You can find the instructions for the project in Moodle.
Kuvaus
Data Science Master's programme
Data Science Methods module
The course is available to students from other degree programmes
Prerequisites in terms of knowledge
Basics of probability calculus and statistics (including multivariate probability, Bayes formula, and maximum likelihood estimators) and intermediate level linear algebra (including multivariate calculus). Good programming skills in some language and the ability to quickly acquire the basics of a new environment (R or python/numpy/scipy). Some knowledge of data science and artificial intelligence is useful but not required.

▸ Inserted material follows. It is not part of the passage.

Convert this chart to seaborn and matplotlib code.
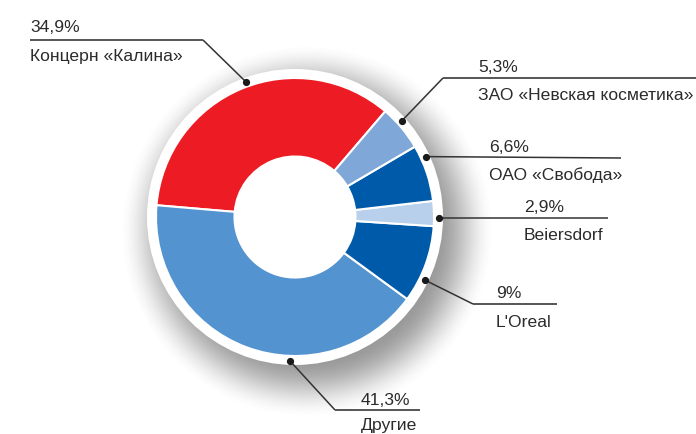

Prerequisites for students in the Data Science programme, in terms of courses
None
Prerequisites for other students in terms of courses
Introduction to statistics (including multivariate probability, Bayes formula, and maximum likelihood estimators). Linear algebra and matrices I-II (including multivariate calculus). TKT10002 Introduction to Programming and TKT10003 Advanced Course in Programming (i.e., good programming skills in some language and the ability to quickly acquire the basics of a new environment (R or python/numpy/scipy)).
Recommended preceding courses
DATA11001 Introduction to Data Science and DATA15001 Introduction to Artificial Intelligence
Courses in the Machine Learning module
- Defines and is able to explain basic concepts in machine learning (e.g. training data, feature, model selection, loss function, training error, test error, overfitting)
- Recognises various machine learning problems and methods suitable for them: supervised vs unsupervised learning, discriminative vs generative learning paradigm, symbolic vs numeric data
- Knows the basics of a programming environment (such as R or python/numpy/scipy) suitable for machine learning applications
- Is able to implement at least one distance-based, one linear, and one generative classification method, and apply these to solving simple classification problems
- Is able to implement and apply linear regression to solve simple regression problems
- Explains the assumptions behind the machine learning methods presented in the course
- Implements testing and cross- validation methods, and is able to apply them to evaluate the performance of machine learning methods and to perform model selection
- Comprehends the most important clustering formalisms (distance measures, k-means clustering, hierarchical clustering)
- Explains the idea of the k-means clustering algorithm and is able to implement it
- Is able to implement a method for hierarchical clustering and can interpret its results
First semester (Autumn)
Typically 2nd period
- statistical learning, models and data, evaluating performance, overfitting, bias-variance tradeoff
- linear regression
- classification: logistic regression, linear and quadratic discriminant analysis, naive Bayes, nearest neighbour classifier, decision trees, support vector machine
- clustering (flat and hierarchical); k-means, agglomerative clustering
- resampling methods (cross-validation, bootstrap), ensemble methods (bagging, random forests)
Gareth James, Daniela Witten, Trevor Hastie and Robert Tibshirani: An Introduction to Statistical Learning with Applications in R, Springer, 2013.
Parts of the textbook that are required are specified on the course web page.
The course will involve weekly exercises that include both programming and other kinds of problems ("pen and paper").
Assessment and grading is based on completed exercises and a course exam. Possible other criteria will be specified on the course web page.
- Contact teaching
- Possible attendance requirements are specified each year at the course web page
- Completion is based on exercises and one or more exams. Possible other methods of completion will be announced on the course web page.